= Jean Jacques Ndoudoumou =

Jean Jacques Ndoudoumou is a public servant and disability sports administrator from Cameroon. An albino, he faced discrimination growing up. He later became the General Director of the Cameroonian Regulatory Board for Public Procurement (ARMP) in 2001, leaving in 2012 after he was fired in the midst of a scandal.

Ndoudoumou is also a sports administrator, serving as the president of the Cameroonian Paralympic Committee. He was elected to the position in 2011, and continued to serve as president in 2016.

== Personal ==
From Zoetele, Ndoudoumou has albinism, and consequently had to deal with a lot of discrimination growing up.
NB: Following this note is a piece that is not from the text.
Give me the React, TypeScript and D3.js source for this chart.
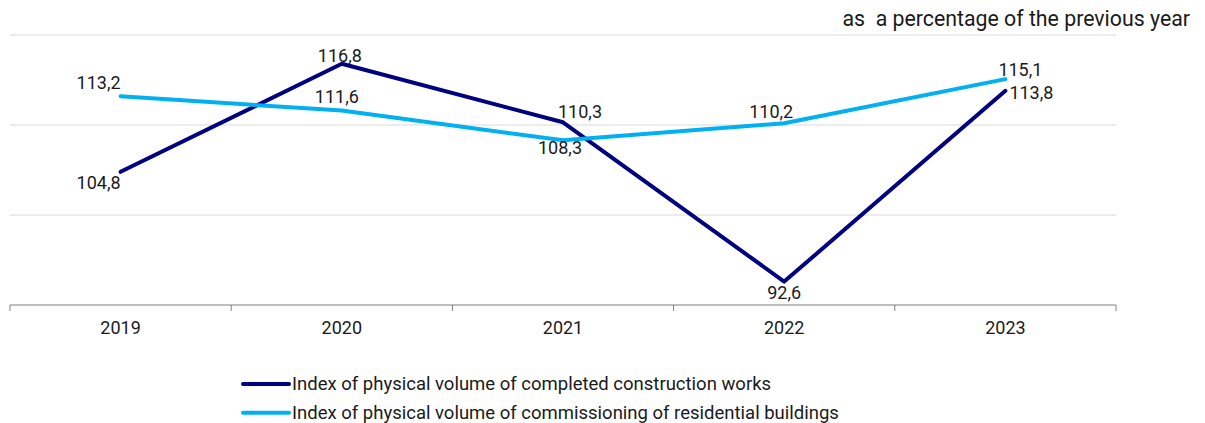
import React from "react";
import * as d3 from "d3";

const years = ["2019", "2020", "2021", "2022", "2023"];
const constructionWorks = [104.8, 116.8, 110.3, 92.6, 113.8];
const residentialCommissioning = [113.2, 111.6, 108.3, 110.2, 115.1];
const seriesNames = [
  "Index of physical volume of completed construction works",
  "Index of physical volume of commissioning of residential buildings",
];
const yGridValues = [90, 100, 110, 120];
const unitNote = "as  a percentage of the previous year";

// label placement relative to each point (dx, dy of text centre)
const constructionLabelOffsets = [
  [-22, 11],
  [-2, -8],
  [17, -11],
  [0, 11],
  [26, 2],
];
const residentialLabelOffsets = [
  [-22, -14],
  [-5, -14],
  [-3, 7],
  [-13, -12],
  [15, -10],
];

const W = 1205;
const H = 423;
const FONT = "Roboto, 'Noto Sans', sans-serif";
const DARK = "#000080";
const LIGHT = "#00B0F0";

export default function App() {
  const x = d3.scaleBand<string>().domain(years).range([10, 1116]).padding(0);
  const y = d3.scaleLinear().domain([90, 120]).range([305, 35]);
  const cx = (d: string) => (x(d) ?? 0) + x.bandwidth() / 2;

  const line = d3
    .line<number>()
    .x((_, i) => cx(years[i]))
    .y((v) => y(v));

  const fmt = (v: number) => v.toFixed(1).replace(".", ",");

  const series = [
    { values: constructionWorks, color: DARK, offsets: constructionLabelOffsets },
    { values: residentialCommissioning, color: LIGHT, offsets: residentialLabelOffsets },
  ];

  const tickXs = [...years.map((d) => x(d) ?? 0), 1116];

  return (
    <svg
      width={W}
      height={H}
      style={{ position: "absolute", left: 0, top: 0, background: "#fff" }}
      fontFamily={FONT}
    >
      <text
        x={1190}
        y={25.5}
        textAnchor="end"
        fontSize={21.3}
        fill="#1a1a1a"
        style={{ whiteSpace: "pre" }}
      >
        {unitNote}
      </text>

      {yGridValues.slice(1).map((v) => (
        <line key={v} x1={10} x2={1116} y1={y(v)} y2={y(v)} stroke="#d9d9d9" strokeWidth={1} />
      ))}

      <line x1={10} x2={1116} y1={y(90)} y2={y(90)} stroke="#7f7f7f" strokeWidth={1} />
      {tickXs.map((t, i) => (
        <line key={i} x1={t} x2={t} y1={y(90)} y2={y(90) + 6} stroke="#7f7f7f" strokeWidth={1} />
      ))}
      {years.map((d) => (
        <text key={d} x={cx(d)} y={334} textAnchor="middle" fontSize={18} fill="#1a1a1a">
          {d}
        </text>
      ))}

      {series.map((s, si) => (
        <path
          key={si}
          d={line(s.values) ?? ""}
          fill="none"
          stroke={s.color}
          strokeWidth={4}
          strokeLinejoin="round"
          strokeLinecap="round"
        />
      ))}

      {series.map((s, si) =>
        s.values.map((v, i) => (
          <text
            key={`${si}-${i}`}
            x={cx(years[i]) + s.offsets[i][0]}
            y={y(v) + s.offsets[i][1]}
            textAnchor="middle"
            dominantBaseline="central"
            fontSize={18}
            fill="#1a1a1a"
          >
            {fmt(v)}
          </text>
        ))
      )}

      {series.map((s, si) => {
        const ly = 384 + si * 28.7;
        return (
          <g key={si}>
            <line x1={243} x2={289} y1={ly} y2={ly} stroke={s.color} strokeWidth={4} strokeLinecap="round" />
            <text x={292} y={ly} dominantBaseline="central" fontSize={18.5} fill="#1a1a1a">
              {seriesNames[si]}
            </text>
          </g>
        );
      })}
    </svg>
  );
}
He is a traditional leader in Mvoutessi 1, and is also active in his local religious community.

== Public service ==
Ndoudoumou has over 57 years of experience in the public sector. He became the General Director of the Regulatory Board for Public Procurement (ARMP) in 2001. Ndoudoumou had been accused of mismanagement while at ARMP before he was fired from his position in 2012 and ordered to pay back the government. He tried to ignore critics in his fight against corruption, and proclaimed his innocence of the charges of corruption that had been leveled against him. In May 2016, newspapers in Cameroon said that his arrest, related to his actions while at ARMP, was potentially imminent.

Ndoudoumou also served as the President of the Cameroon branch of the World Association for Advocacy and Solidarity of Albinos (ASMODISA).

== Sports administration ==
Ndoudoumou serves as the president of the Cameroonian Paralympic Committee. He has held this position since the organization was formally created on August 21, 2011. Ndoudoumou got the role following the elections for the position in August 2011, winning a four-year term after collecting 84 of the 87 available votes where he was the only candidate running. Ndoudoumou was part of the Cameroon delegation that went to Rio for the 2016 Summer Paralympics.